Горькая усмешка сына над промотавшимся отцом заключается в том, что коллекции из Нукуса привозят в такой исторический момент, когда реальность вновь искажена до неузнаваемости и тотального дискомфорта (интересно, а кому-нибудь на Руси сейчас может быть хорошо?), а культурные процессы вновь извращаются, чтобы на выходе получались уже симулякры какого-нибудь четвёртого уровня. И это, блин, уже давно не политика, но жизнь наша.

То есть, вынужденно оптимистичный «туркестанский авангард» противофазой и со всего размаху втыкается в «страшное, грубое, липкое, грязное» от лучших представителей европейского модернизма.
Даты картин из Нукуса тут, в основном, из тридцатых, в соседних залах - из конца сороковых-пятидесятых.
Диалектика, можно сказать, налицо, так как понятно же, что европейская выставка неслучайно заканчивается 1968-ым, когда до детей цветов и новой вещественности, постмодерна, и нового витка исторического оптимизма недалеко.

А пока, то есть, внутри выставки, предвоенные годы доедают крохи «мирового пожара» искусств, чтобы, после войны, впасть в клиническую депрессию.

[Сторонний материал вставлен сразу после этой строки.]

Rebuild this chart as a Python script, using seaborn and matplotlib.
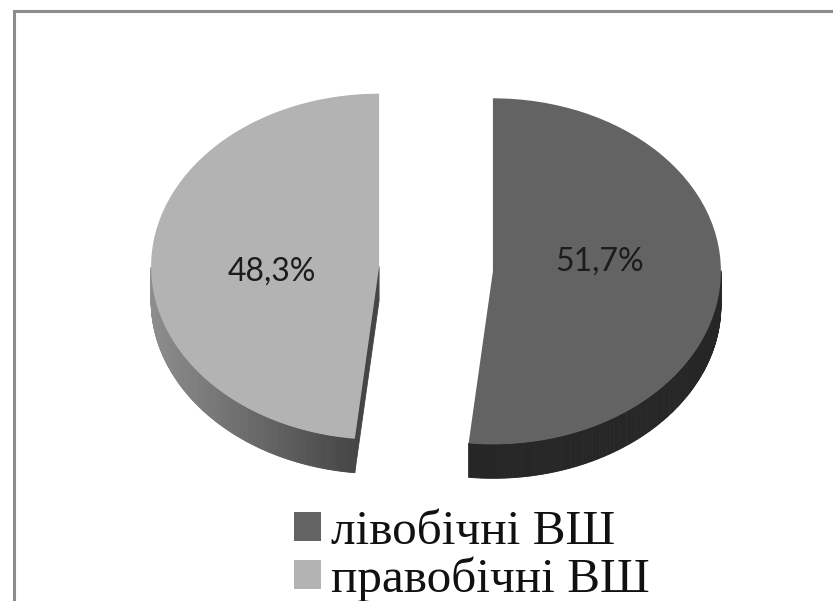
import numpy as np
import matplotlib
matplotlib.use("Agg")
import matplotlib.pyplot as plt
from matplotlib.patches import Patch
from matplotlib.collections import PolyCollection
from matplotlib.lines import Line2D
from matplotlib.font_manager import FontProperties
import seaborn as sns

# data
categories = ["лівобічні ВШ", "правобічні ВШ"]
shares = [51.7, 48.3]
top_colors = ["#636363", "#b3b3b3"]
wall_colors = ["#262626", ("#8e8e8e", "#454545")]

sns.set_theme(style="white")
plt.rcParams["font.family"] = ["Lato", "DejaVu Sans"]

W, H = 833, 601
fig = plt.figure(figsize=(W / 100, H / 100), dpi=100)
fig.patch.set_facecolor("white")
ax = fig.add_axes([0, 0, 1, 1])

# tilted disc layout (pixels)
cx_px, cy_px = 436, 269
rx_px, ry_px = 228, 173
depth = 34 / ry_px

wedges, _, autotexts = ax.pie(
    shares,
    colors=top_colors,
    startangle=90,
    counterclock=False,
    explode=[0.25, 0.25],
    autopct=lambda p: f"{p:.1f}%".replace(".", ","),
    pctdistance=0.47,
    wedgeprops=dict(linewidth=0, zorder=3),
    textprops=dict(fontsize=23, color="#1c1c1c", zorder=4),
)

# keep the percentage labels level across the two slices
label_rows_px = [262, 272]
for t, row in zip(autotexts, label_rows_px):
    x, _ = t.get_position()
    t.set_position((x, (cy_px - row) / ry_px))
    t.set_va("center")


def blend(c0, c1, t):
    a = np.array(matplotlib.colors.to_rgb(c0))
    b = np.array(matplotlib.colors.to_rgb(c1))
    return tuple(a + (b - a) * t)


# side walls of each exploded slice, built from the pie's own wedges
polys, cols = [], []
for w, wc in zip(wedges, wall_colors):
    (cx, cy), r = w.center, w.r
    n = int(abs(w.theta2 - w.theta1)) * 2 + 2
    angs = np.linspace(w.theta1, w.theta2, n)
    x_left = cx - r
    x_right = cx + r * np.cos(np.radians(w.theta2))
    for a, b in zip(angs[:-1], angs[1:]):
        m = np.radians((a + b) / 2)
        if np.sin(m) >= 0:
            continue
        ra, rb = np.radians(a), np.radians(b)
        pa = (cx + r * np.cos(ra), cy + r * np.sin(ra))
        pb = (cx + r * np.cos(rb), cy + r * np.sin(rb))
        polys.append([pa, pb, (pb[0], pb[1] - depth), (pa[0], pa[1] - depth)])
        if isinstance(wc, tuple):
            xm = (pa[0] + pb[0]) / 2
            t = np.clip((xm - x_left) / (x_right - x_left), 0, 1)
            cols.append(blend(wc[0], wc[1], t))
        else:
            cols.append(matplotlib.colors.to_rgb(wc))
    # radial cut faces turned towards the viewer
    for edge, first in ((w.theta1, True), (w.theta2, False)):
        c = np.cos(np.radians(edge))
        if (first and c > 1e-6) or ((not first) and c < -1e-6):
            re = np.radians(edge)
            p0 = (cx, cy)
            p1 = (cx + r * np.cos(re), cy + r * np.sin(re))
            polys.append([p0, p1, (p1[0], p1[1] - depth), (p0[0], p0[1] - depth)])
            cols.append(matplotlib.colors.to_rgb(wc[1] if isinstance(wc, tuple) else wc))

ax.add_collection(PolyCollection(polys, facecolors=cols, edgecolors=cols,
                                 linewidths=0.6, zorder=2))

ax.set_aspect("auto")
ax.set_xlim(-cx_px / rx_px, (W - cx_px) / rx_px)
ax.set_ylim(-(H - cy_px) / ry_px, cy_px / ry_px)
ax.axis("off")

# legend below the disc
handles = [Patch(facecolor=c, edgecolor="none") for c in top_colors]
fig.legend(
    handles, categories,
    loc="upper left",
    bbox_to_anchor=(294 / W, 1 - 510 / H),
    bbox_transform=fig.transFigure,
    frameon=False,
    borderpad=0,
    borderaxespad=0,
    handlelength=0.55,
    handleheight=0.55,
    handletextpad=0.2,
    labelspacing=0.05,
    prop=FontProperties(family=["Liberation Serif"], size=35.5),
    labelcolor="#111111",
)

# chart-area border
fig.add_artist(Line2D([13.5 / W, 13.5 / W, 1.05], [-0.05, 1 - 10.5 / H, 1 - 10.5 / H],
                      transform=fig.transFigure, color="#8c8c8c", lw=2.2,
                      solid_joinstyle="miter"))

fig.savefig("out.png", dpi=100, facecolor="white")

Она, впрочем, как я говорил выше, не совсем натуральна. Впрочем, как и ненатурален туркестанский оптимизм. Взнузданный. Вынужденный.
И, если вывернуть это единство наизнанку, то непонятно ещё кто кого догоняет и за кем, на самом деле, должно числиться первородство.
Потому что понятно, что коллекция Игоря Савицкого выглядит в столице Каракалпакии примерно так же, как проект из Карлсруэ смотрится в стенах нынешнего ГМИИ.
Для закрытия гештальта «Лицом к будущему» нужно показать в Нукусе - чтобы, в рамках обменных гастролей, туркестанский авангард можно было бы выставить в Германии.
Тем более, что там сейчас, говорят, это крайне модная тема.